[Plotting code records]

BEGIN

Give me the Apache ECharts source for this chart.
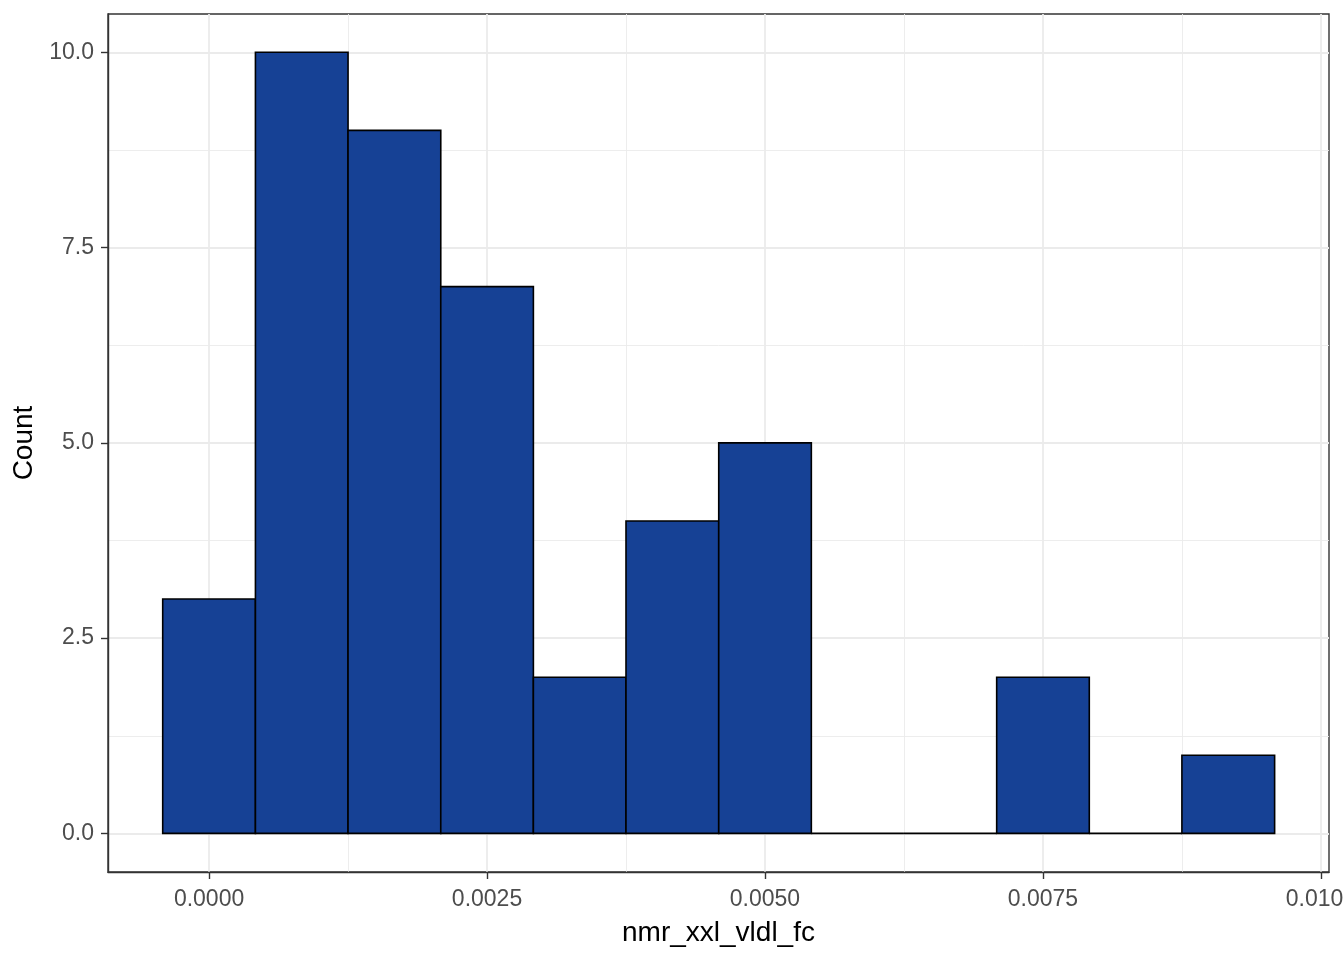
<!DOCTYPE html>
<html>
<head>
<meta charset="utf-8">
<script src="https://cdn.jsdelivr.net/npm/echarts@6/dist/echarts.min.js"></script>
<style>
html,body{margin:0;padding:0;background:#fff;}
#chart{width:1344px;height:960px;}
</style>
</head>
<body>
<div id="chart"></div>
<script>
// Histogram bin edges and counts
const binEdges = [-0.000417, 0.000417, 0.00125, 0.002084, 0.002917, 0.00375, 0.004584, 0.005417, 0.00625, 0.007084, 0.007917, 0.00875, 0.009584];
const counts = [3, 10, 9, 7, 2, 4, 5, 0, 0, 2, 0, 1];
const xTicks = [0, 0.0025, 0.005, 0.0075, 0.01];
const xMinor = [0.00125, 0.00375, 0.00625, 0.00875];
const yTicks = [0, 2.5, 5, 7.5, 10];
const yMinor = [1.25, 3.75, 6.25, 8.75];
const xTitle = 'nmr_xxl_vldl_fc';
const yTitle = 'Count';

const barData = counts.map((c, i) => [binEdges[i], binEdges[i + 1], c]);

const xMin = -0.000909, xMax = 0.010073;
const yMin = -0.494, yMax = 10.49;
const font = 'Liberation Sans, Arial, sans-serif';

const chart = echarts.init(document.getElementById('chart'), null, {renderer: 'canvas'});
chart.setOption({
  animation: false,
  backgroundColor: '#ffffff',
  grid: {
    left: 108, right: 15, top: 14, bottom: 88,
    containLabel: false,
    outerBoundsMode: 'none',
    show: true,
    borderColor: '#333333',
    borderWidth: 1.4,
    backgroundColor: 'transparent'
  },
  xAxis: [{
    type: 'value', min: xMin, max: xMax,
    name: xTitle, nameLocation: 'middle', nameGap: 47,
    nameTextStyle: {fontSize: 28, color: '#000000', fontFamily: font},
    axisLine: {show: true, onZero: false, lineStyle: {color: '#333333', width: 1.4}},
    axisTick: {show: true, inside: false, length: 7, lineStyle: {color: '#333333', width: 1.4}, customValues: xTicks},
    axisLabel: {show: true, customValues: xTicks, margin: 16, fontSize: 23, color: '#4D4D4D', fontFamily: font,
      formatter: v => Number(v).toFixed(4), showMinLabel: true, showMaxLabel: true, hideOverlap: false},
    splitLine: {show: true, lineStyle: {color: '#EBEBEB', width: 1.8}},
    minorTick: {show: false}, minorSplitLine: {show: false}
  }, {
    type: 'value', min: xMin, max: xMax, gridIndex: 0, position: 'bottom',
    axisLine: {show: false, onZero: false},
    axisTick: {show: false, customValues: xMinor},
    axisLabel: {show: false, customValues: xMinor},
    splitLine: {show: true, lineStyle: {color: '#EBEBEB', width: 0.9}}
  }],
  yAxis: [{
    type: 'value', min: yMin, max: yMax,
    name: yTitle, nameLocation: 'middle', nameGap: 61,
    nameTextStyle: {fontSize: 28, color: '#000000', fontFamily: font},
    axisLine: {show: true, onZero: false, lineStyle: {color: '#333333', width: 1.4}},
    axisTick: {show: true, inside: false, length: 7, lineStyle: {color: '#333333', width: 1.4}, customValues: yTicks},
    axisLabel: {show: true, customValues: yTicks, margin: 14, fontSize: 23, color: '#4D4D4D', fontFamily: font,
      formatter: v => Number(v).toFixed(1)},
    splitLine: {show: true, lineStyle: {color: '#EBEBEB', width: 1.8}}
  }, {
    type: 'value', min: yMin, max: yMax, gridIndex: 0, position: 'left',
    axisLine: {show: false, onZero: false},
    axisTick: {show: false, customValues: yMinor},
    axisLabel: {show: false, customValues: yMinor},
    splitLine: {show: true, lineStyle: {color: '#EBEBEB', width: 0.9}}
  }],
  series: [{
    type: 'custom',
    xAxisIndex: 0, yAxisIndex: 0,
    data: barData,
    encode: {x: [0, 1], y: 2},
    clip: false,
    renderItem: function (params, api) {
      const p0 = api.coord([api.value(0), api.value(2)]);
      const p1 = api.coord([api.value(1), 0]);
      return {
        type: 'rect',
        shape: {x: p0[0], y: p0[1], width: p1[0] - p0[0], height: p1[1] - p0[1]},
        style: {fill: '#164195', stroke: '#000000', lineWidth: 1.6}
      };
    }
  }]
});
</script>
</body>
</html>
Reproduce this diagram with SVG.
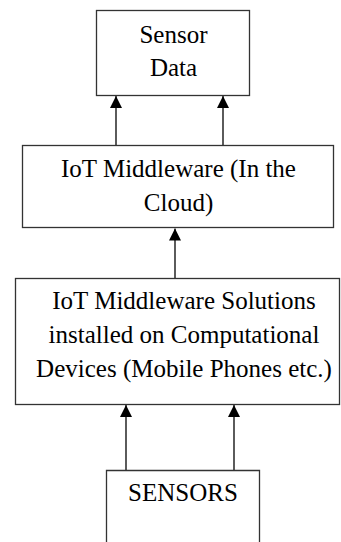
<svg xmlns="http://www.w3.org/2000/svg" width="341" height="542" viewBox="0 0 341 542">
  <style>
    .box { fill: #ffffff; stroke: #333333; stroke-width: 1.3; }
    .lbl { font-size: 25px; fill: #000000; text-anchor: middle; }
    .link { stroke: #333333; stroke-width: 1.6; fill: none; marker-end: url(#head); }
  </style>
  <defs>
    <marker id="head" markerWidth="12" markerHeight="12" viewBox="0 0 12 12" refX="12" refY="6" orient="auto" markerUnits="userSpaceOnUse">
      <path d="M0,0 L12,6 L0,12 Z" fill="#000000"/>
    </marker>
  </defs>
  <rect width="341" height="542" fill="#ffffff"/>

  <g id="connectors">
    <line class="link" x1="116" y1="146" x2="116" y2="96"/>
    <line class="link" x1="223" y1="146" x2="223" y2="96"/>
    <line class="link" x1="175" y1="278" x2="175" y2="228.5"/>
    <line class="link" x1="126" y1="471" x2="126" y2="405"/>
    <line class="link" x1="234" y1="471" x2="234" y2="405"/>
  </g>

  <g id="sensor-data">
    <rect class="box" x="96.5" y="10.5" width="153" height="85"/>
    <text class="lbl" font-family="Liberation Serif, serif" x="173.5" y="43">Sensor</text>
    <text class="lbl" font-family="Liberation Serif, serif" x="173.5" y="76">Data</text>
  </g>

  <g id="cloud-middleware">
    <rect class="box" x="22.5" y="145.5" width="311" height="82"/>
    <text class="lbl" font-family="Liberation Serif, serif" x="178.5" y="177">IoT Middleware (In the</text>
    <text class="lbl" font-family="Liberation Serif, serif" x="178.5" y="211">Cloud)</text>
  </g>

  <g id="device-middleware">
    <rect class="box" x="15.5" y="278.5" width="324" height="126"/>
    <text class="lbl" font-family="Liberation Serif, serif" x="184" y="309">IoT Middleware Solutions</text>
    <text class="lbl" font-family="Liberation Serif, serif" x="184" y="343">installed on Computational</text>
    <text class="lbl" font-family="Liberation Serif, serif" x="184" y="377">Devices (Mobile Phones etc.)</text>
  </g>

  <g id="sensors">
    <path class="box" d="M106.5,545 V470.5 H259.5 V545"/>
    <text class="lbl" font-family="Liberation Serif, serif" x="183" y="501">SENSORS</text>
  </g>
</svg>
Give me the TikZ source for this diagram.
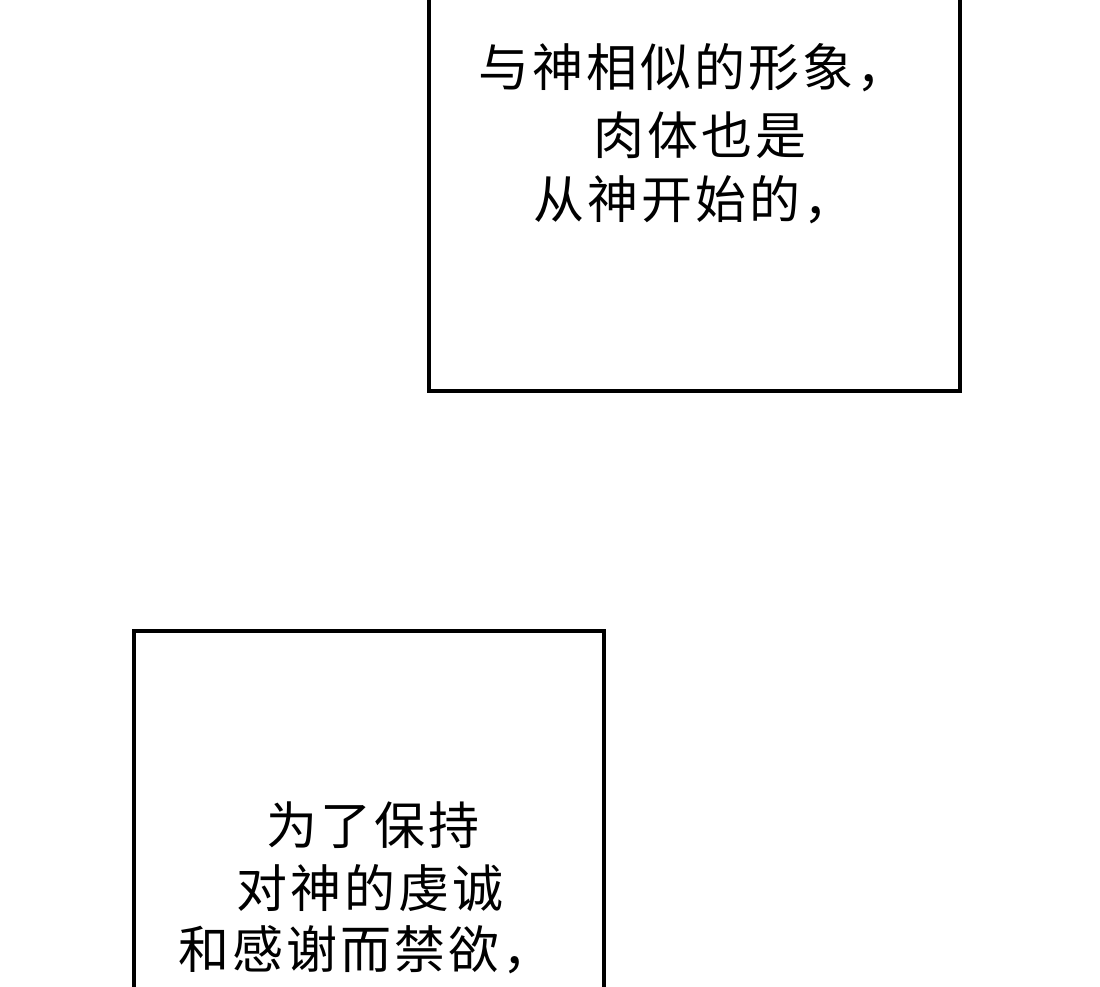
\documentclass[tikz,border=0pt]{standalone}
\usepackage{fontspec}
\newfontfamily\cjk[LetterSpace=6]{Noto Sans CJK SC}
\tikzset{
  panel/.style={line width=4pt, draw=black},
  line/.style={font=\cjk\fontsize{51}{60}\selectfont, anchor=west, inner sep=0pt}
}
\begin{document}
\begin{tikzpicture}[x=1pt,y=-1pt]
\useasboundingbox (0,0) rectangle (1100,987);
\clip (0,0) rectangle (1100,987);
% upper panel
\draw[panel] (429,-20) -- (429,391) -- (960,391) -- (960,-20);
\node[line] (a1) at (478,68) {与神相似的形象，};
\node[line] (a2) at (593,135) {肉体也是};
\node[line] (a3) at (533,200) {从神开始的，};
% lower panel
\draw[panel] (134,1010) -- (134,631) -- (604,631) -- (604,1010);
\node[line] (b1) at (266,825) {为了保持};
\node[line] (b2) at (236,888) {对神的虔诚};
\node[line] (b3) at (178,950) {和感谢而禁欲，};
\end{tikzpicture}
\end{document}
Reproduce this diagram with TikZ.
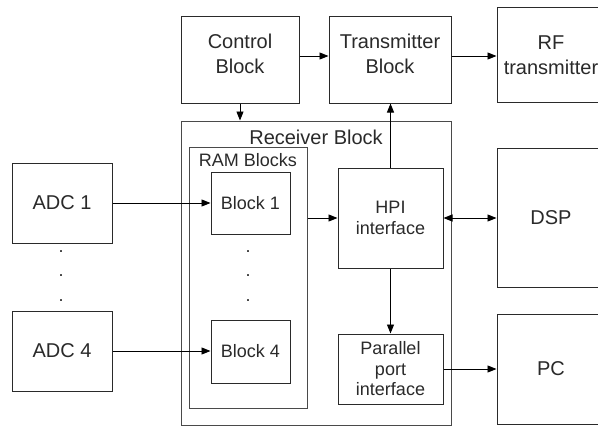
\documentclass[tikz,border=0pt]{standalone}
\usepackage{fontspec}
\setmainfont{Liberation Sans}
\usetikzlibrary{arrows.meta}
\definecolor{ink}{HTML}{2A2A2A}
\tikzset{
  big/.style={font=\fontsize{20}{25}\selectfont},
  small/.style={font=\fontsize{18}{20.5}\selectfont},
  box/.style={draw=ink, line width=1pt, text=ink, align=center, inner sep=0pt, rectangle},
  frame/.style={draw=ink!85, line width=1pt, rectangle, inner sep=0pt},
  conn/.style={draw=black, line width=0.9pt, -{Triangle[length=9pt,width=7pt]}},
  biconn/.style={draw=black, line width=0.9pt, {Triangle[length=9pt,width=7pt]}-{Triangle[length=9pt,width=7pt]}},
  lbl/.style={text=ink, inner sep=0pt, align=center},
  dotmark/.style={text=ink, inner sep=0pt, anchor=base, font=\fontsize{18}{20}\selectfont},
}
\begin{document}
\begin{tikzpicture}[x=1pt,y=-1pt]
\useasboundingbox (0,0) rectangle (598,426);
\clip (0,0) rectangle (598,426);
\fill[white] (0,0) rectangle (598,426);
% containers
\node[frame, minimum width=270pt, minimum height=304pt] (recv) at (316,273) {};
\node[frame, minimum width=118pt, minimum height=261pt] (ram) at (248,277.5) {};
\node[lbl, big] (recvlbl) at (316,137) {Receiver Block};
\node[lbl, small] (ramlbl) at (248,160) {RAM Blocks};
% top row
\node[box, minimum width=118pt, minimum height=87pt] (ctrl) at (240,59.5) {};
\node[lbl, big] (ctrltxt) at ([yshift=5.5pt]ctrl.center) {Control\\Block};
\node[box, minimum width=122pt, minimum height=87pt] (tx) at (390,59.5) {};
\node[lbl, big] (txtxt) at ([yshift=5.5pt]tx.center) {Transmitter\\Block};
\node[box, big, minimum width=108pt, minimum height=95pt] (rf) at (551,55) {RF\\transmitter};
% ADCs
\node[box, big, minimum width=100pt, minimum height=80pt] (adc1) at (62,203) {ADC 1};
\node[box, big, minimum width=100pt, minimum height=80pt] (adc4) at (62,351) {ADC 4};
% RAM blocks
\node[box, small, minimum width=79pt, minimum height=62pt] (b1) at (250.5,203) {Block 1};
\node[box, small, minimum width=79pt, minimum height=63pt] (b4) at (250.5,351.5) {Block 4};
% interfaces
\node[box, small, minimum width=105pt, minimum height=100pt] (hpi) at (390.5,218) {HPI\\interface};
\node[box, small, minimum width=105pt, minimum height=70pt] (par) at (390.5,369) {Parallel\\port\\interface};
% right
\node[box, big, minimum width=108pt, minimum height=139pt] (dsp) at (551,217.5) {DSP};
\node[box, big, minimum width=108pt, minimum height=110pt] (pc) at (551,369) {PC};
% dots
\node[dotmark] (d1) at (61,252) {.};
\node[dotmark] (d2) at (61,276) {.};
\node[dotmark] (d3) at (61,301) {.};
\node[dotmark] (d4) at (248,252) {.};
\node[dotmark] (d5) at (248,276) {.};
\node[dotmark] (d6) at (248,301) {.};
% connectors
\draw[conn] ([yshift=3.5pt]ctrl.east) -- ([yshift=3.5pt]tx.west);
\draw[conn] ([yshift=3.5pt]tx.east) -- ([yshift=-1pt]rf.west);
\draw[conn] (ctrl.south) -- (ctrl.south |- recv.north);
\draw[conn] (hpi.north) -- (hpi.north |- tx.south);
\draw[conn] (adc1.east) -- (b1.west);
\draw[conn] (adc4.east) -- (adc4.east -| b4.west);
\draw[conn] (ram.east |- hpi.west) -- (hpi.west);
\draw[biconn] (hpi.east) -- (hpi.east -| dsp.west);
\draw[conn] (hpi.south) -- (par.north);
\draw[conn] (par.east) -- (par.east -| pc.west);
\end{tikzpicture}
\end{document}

END

EXERCISE DETAILS:
Only the lines from the start of the records to the line with "const font = 'Liberation" belong in the copy. Print them exactly, minus pictures.

EXERCISE RESPONSE:
Give me the Apache ECharts source for this chart.
<!DOCTYPE html>
<html>
<head>
<meta charset="utf-8">
<script src="https://cdn.jsdelivr.net/npm/echarts@6/dist/echarts.min.js"></script>
<style>
html,body{margin:0;padding:0;background:#fff;}
#chart{width:1344px;height:960px;}
</style>
</head>
<body>
<div id="chart"></div>
<script>
// Histogram bin edges and counts
const binEdges = [-0.000417, 0.000417, 0.00125, 0.002084, 0.002917, 0.00375, 0.004584, 0.005417, 0.00625, 0.007084, 0.007917, 0.00875, 0.009584];
const counts = [3, 10, 9, 7, 2, 4, 5, 0, 0, 2, 0, 1];
const xTicks = [0, 0.0025, 0.005, 0.0075, 0.01];
const xMinor = [0.00125, 0.00375, 0.00625, 0.00875];
const yTicks = [0, 2.5, 5, 7.5, 10];
const yMinor = [1.25, 3.75, 6.25, 8.75];
const xTitle = 'nmr_xxl_vldl_fc';
const yTitle = 'Count';

const barData = counts.map((c, i) => [binEdges[i], binEdges[i + 1], c]);

const xMin = -0.000909, xMax = 0.010073;
const yMin = -0.494, yMax = 10.49;
const font = 'Liberation Sans, Arial, sans-serif';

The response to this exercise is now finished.